**DATASET SECTION:**
+--

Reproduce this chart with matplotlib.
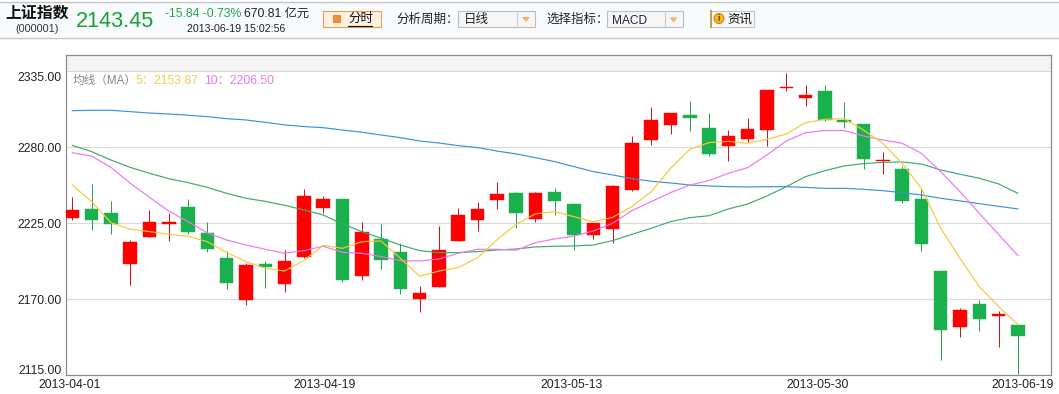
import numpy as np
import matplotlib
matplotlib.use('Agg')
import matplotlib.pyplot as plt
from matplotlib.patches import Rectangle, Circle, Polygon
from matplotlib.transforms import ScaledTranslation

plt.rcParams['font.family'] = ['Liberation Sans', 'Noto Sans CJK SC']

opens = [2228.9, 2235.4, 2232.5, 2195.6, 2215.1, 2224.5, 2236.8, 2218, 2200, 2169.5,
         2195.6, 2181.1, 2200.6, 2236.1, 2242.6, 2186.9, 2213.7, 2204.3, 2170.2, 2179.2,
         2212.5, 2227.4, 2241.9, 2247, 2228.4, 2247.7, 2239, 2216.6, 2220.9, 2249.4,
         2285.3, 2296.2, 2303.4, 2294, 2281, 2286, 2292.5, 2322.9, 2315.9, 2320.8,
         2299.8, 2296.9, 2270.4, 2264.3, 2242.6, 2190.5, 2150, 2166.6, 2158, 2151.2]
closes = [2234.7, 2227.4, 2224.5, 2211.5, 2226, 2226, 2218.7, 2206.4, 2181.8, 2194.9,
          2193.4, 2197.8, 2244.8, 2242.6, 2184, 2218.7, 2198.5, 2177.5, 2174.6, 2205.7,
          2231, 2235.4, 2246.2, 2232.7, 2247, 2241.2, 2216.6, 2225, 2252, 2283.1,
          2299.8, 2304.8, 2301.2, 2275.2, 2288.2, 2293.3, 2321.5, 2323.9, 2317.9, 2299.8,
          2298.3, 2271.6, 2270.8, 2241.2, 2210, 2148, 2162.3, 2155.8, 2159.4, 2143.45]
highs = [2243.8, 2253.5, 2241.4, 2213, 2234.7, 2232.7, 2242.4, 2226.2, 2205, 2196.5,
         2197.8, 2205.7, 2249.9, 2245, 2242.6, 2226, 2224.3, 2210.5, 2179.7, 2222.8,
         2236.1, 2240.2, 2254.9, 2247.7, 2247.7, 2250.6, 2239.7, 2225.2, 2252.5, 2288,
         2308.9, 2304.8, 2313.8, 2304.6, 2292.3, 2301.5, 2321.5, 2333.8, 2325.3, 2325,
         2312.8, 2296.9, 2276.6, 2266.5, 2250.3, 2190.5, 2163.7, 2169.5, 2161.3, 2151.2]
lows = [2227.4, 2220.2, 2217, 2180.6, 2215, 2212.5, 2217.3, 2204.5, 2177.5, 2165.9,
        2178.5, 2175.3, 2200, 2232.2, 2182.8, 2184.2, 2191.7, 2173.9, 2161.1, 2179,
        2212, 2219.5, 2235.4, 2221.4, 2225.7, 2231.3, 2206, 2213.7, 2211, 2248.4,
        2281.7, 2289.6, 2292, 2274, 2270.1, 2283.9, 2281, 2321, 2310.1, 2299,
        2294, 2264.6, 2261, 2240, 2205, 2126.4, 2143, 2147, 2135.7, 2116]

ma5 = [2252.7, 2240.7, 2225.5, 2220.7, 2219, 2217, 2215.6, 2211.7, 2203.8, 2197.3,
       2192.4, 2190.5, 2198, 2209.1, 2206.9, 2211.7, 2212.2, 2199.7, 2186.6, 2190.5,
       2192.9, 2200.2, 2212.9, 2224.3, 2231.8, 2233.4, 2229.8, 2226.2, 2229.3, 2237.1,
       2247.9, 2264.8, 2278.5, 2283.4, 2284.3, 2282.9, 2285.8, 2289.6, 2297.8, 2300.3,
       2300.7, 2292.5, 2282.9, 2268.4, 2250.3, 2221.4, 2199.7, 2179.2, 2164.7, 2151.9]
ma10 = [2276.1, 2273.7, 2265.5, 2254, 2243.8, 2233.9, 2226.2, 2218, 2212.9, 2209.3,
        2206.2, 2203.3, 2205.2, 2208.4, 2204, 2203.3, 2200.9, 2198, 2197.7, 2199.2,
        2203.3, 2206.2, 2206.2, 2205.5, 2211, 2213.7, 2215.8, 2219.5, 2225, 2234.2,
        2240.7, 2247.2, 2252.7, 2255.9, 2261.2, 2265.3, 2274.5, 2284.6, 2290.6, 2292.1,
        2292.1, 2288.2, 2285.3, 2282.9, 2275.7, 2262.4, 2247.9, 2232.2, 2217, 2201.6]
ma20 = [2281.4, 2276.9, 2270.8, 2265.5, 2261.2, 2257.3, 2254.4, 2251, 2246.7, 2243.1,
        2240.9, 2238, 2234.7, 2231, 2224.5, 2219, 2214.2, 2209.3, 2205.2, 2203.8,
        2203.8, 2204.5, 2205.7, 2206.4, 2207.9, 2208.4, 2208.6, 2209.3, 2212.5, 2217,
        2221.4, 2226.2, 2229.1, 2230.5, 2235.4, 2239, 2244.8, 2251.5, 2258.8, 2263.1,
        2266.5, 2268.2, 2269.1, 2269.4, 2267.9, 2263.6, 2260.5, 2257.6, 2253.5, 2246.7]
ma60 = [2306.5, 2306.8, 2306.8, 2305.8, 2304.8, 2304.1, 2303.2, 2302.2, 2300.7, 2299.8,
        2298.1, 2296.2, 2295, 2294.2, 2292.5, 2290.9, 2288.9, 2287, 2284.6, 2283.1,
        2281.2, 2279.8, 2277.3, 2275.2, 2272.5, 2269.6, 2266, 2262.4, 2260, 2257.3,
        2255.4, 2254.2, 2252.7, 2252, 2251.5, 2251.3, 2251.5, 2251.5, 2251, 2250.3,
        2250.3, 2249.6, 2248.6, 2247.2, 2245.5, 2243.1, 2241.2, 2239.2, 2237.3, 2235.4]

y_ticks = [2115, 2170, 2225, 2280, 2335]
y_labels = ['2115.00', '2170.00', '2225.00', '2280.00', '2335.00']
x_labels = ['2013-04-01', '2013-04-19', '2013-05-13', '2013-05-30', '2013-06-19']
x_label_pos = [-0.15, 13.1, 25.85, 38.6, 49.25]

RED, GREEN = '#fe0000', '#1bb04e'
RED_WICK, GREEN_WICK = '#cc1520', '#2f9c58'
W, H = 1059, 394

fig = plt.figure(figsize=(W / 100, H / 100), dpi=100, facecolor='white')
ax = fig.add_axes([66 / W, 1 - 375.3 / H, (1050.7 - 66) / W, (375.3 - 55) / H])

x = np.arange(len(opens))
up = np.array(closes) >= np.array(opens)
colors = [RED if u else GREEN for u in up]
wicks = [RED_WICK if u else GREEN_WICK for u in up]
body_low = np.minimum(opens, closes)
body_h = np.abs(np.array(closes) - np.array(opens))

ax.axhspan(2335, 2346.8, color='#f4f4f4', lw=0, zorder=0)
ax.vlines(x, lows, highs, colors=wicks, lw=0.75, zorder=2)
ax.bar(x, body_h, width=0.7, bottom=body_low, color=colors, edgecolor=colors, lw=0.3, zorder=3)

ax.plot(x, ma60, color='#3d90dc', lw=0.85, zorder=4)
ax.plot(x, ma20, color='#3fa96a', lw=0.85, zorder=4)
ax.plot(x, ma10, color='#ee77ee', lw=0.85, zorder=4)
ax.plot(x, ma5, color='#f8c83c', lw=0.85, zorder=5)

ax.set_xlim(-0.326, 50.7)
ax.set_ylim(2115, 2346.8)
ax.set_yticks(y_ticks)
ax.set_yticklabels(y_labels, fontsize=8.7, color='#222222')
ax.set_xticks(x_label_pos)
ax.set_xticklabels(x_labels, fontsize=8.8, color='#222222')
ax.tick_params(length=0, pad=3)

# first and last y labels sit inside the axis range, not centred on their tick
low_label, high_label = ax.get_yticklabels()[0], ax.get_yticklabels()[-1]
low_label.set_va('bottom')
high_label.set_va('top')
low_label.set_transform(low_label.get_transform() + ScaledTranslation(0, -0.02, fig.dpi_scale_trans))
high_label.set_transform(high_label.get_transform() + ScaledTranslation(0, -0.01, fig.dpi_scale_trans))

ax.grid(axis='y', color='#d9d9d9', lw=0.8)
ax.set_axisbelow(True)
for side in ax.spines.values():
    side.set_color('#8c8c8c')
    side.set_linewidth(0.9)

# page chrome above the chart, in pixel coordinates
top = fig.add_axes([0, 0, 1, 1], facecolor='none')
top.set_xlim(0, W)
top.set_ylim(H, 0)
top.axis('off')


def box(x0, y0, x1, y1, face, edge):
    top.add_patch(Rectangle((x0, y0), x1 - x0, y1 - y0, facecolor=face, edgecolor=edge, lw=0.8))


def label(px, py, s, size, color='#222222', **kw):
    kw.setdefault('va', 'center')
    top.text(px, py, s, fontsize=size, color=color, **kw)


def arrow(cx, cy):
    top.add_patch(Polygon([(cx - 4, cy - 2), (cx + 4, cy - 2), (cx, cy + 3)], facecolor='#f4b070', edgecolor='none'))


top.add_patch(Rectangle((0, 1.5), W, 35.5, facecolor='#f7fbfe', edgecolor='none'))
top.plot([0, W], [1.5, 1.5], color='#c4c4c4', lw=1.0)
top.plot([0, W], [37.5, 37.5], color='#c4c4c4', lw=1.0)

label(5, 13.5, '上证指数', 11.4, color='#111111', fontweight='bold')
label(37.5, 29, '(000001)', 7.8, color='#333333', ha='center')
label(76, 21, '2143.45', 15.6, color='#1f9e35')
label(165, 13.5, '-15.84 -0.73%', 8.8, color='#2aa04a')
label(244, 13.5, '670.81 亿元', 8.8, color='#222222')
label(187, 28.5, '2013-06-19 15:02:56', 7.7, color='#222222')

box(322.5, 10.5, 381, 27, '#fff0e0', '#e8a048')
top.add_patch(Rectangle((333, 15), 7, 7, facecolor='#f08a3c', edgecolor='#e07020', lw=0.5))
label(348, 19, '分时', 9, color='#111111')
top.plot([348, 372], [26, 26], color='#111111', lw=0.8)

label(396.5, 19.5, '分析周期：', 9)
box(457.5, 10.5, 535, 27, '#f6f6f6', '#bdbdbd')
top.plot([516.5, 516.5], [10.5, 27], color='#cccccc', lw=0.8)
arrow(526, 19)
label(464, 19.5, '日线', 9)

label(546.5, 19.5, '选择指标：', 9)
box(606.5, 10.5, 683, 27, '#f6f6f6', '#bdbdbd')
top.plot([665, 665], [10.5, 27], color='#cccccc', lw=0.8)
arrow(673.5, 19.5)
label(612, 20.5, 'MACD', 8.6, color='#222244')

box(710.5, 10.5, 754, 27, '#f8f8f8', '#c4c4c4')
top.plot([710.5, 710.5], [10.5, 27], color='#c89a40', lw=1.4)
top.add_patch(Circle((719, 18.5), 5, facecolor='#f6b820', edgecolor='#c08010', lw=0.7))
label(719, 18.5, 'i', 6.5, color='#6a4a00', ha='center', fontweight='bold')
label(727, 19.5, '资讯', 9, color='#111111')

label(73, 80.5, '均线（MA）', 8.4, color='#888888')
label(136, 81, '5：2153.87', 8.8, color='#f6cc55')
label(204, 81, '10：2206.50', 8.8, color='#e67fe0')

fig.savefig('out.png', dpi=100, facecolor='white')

+--

**WRITTEN EXERCISE:** Repeat, exactly and in full, each line from the start of the data to the line that contains "plt.rcParams['font.family'] = ['Liberation". Pictures do not go in.

**PROBLEM SOLUTION:**
Reproduce this chart with matplotlib.
import numpy as np
import matplotlib
matplotlib.use('Agg')
import matplotlib.pyplot as plt
from matplotlib.patches import Rectangle, Circle, Polygon
from matplotlib.transforms import ScaledTranslation

plt.rcParams['font.family'] = ['Liberation Sans', 'Noto Sans CJK SC']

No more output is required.